Wednesday, November 16, 2011

Why does the New Horizons probe to Pluto have such as short operational window?

When New Horizons reaches Pluto in 2015 it will only study it for a few months. Why is the encounter so short? Why, like the Cassini probe, can't it stay in orbit for a few years to really study it in depth? After all, this is likely to be the only study of Pluto for some time, possibly in our life time.|||Pluto is far away. To go there in a reasonable time span the choice was made of a high velocity start from Earth orbit, followed by a slingshot pass of Jupiter. The result is a voyage lasting "only" nine years.





But the price to pay is a flyby of Pluto at relatively high speed of 14 km/s. To go in orbit around Pluto, like Cassini did around Saturn, almost all of this speed has to be lost. This requires an impossible high amount of rocket fuel, comparable to what is needed to put a satellite into Earth orbit.
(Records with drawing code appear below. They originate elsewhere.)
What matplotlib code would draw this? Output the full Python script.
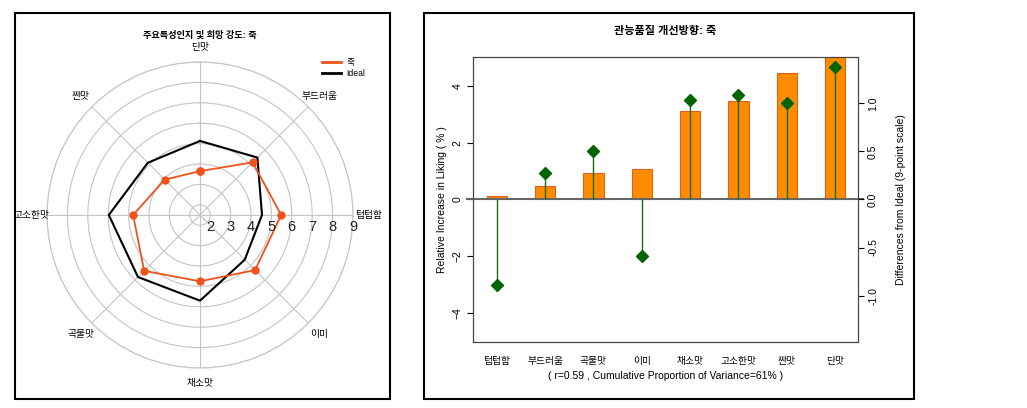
import numpy as np
import matplotlib
matplotlib.use("Agg")
import matplotlib.pyplot as plt
from matplotlib.patches import Rectangle
from matplotlib.transforms import offset_copy

plt.rcParams['font.family'] = ['Liberation Sans', 'Noto Sans CJK KR', 'DejaVu Sans']

# radar data (clockwise from top)
radar_attrs = ['단맛', '부드러움', '텁텁함', '이미', '채소맛', '곡물맛', '고소한맛', '짠맛']
juk_vals = [3.65, 5.15, 5.48, 5.32, 4.75, 5.37, 4.78, 3.95]
ideal_vals = [5.13, 5.48, 4.54, 4.60, 5.70, 5.80, 5.97, 5.12]
radar_ticks = [2, 3, 4, 5, 6, 7, 8, 9]

# improvement chart data
bar_attrs = ['텁텁함', '부드러움', '곡물맛', '이미', '채소맛', '고소한맛', '짠맛', '단맛']
liking_inc = [0.13, 0.49, 0.93, 1.08, 3.11, 3.46, 4.45, 5.2]
diff_ideal = [-0.89, 0.275, 0.50, -0.59, 1.04, 1.09, 1.00, 1.38]

W, H = 1027, 408
fig = plt.figure(figsize=(W / 100, H / 100), dpi=100)

# panel frames
for (x0, y0, x1, y1) in [(15, 13, 390, 399), (424, 13, 914, 399)]:
    fig.add_artist(Rectangle((x0 / W, 1 - y1 / H), (x1 - x0) / W, (y1 - y0) / H,
                             transform=fig.transFigure, fill=False,
                             edgecolor='black', lw=1.5))

# ---------- radar ----------
R = 153
cx, cy = 200, 215
ax = fig.add_axes([(cx - R) / W, (H - cy - R) / H, 2 * R / W, 2 * R / H],
                  projection='polar')
ax.set_theta_zero_location('N')
ax.set_theta_direction(-1)
ax.set_ylim(1.5, 9)
n = len(radar_attrs)
theta = np.arange(n) * 2 * np.pi / n
ax.set_thetagrids(np.degrees(theta), labels=[])
ax.set_rgrids(radar_ticks, labels=[])
ax.grid(True, color='#c4c4c4', lw=0.8)
ax.spines['polar'].set_color('#c4c4c4')
ax.spines['polar'].set_linewidth(0.8)
ax.patch.set_alpha(0)

th_c = np.append(theta, theta[0])
l_ideal, = ax.plot(th_c, ideal_vals + ideal_vals[:1], color='black', lw=1.5, label='Ideal')
l_juk, = ax.plot(th_c, juk_vals + juk_vals[:1], color='#f0521c', lw=1.3,
                 marker='o', ms=5, label='죽')

for t, name in zip(theta, radar_attrs):
    ax.text(t, 9.75, name, ha='center', va='center', fontsize=7, clip_on=False)

tr = offset_copy(ax.transData, fig=fig, y=-12, units='dots')
for r in radar_ticks:
    ax.text(np.pi / 2, r, str(r), transform=tr, ha='center', va='center',
            fontsize=10.5, color='#222222')

fig.text(200 / W, 1 - 35 / H, '주요특성인지 및 희망 강도: 죽', ha='center', va='center',
         fontsize=6.6, fontweight='bold')
fig.legend(handles=[l_juk, l_ideal], labels=['죽', 'Ideal'], loc='center left',
           bbox_to_anchor=(318 / W, 1 - 68 / H), frameon=False, fontsize=6.2,
           handlelength=2.2, handletextpad=0.6, labelspacing=0.2, borderpad=0)
for h in fig.legends[0].get_lines():
    h.set_marker('')
    h.set_linewidth(2)

# ---------- bars ----------
ax1 = fig.add_axes([472.7 / W, (H - 341.7) / H, 385 / W, 284.4 / H])
x = np.arange(len(bar_attrs))
ax1.bar(x, liking_inc, width=0.42, color='#ff8c00', edgecolor='#e0601a', lw=0.8, zorder=2)
ax1.axhline(0, xmin=-0.015, xmax=1.015, color='#666666', lw=1.5, clip_on=False, zorder=3)
ax1.set_xlim(-0.5, 7.47)
ax1.set_ylim(-5, 5)
ax1.set_yticks([-4, -2, 0, 2, 4])
ax1.set_xticks(x)
ax1.set_xticklabels(bar_attrs, fontsize=7)
ax1.tick_params(axis='x', length=0, pad=10)
ax1.tick_params(axis='y', labelsize=7.5, labelrotation=90, length=4)
for lab in ax1.get_yticklabels():
    lab.set_va('center')
ax1.set_ylabel('Relative Increase in Liking ( % )', fontsize=7.5, labelpad=4)
ax1.set_xlabel('( r=0.59 , Cumulative Proportion of Variance=61% )', fontsize=7.5, labelpad=4)
ax1.set_title('관능품질 개선방향: 죽', fontsize=8, fontweight='bold', pad=17)
for s in ax1.spines.values():
    s.set_color('#444444')

ax2 = ax1.twinx()
ax2.set_ylim(-1.48, 1.48)
ax2.set_yticks([-1.0, -0.5, 0.0, 0.5, 1.0])
ax2.set_yticklabels(['-1.0', '-0.5', '0.0', '0.5', '1.0'])
ax2.vlines(x, 0, diff_ideal, color='#1a6b1a', lw=1.0, zorder=4)
ax2.plot(x, diff_ideal, linestyle='none', marker='D', ms=6, color='#006400', zorder=5)
ax2.tick_params(axis='y', labelsize=7.5, labelrotation=90, length=4)
for lab in ax2.get_yticklabels():
    lab.set_va('center')
ax2.set_ylabel('Differences from Ideal (9-point scale)', fontsize=7.5, labelpad=6)
ax2.yaxis.set_label_coords(1.1, 0.5)
for s in ax2.spines.values():
    s.set_color('#444444')

fig.savefig('out.png', dpi=100)
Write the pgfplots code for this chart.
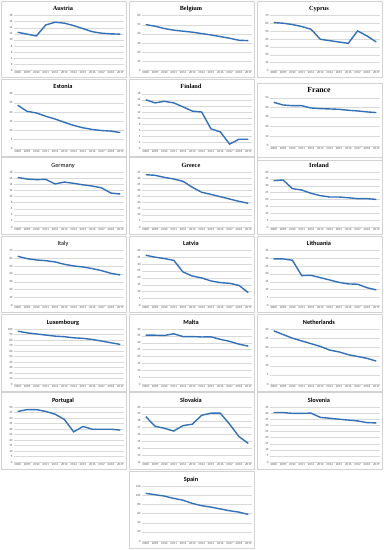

So why didn't Cassini need that?





Cassini used a number of encounters with moons of Saturn's to brake. (A sort of inverse slingshot maneuvers.) An impressive show of cosmic pool! But impossible to do at Pluto, because the moons Pluto possesses are just too small to be of use.|||It is going too fast and carrying insufficient fuel to go into orbit of something so small as Pluto. Any space mission is a trade-off between payload and fuel capacity. It could be given enough fuel to slow itself down so Pluto's gravity will capture it into an orbit, but then it wouldn't have much scientific instrumentation on it to warrant staying in orbit. Even a flyby will dramatically increase our knowledge of Pluto and the Kuiper belt. Look how much information we got from Voyager, and that only did flypasts of all the outer planets.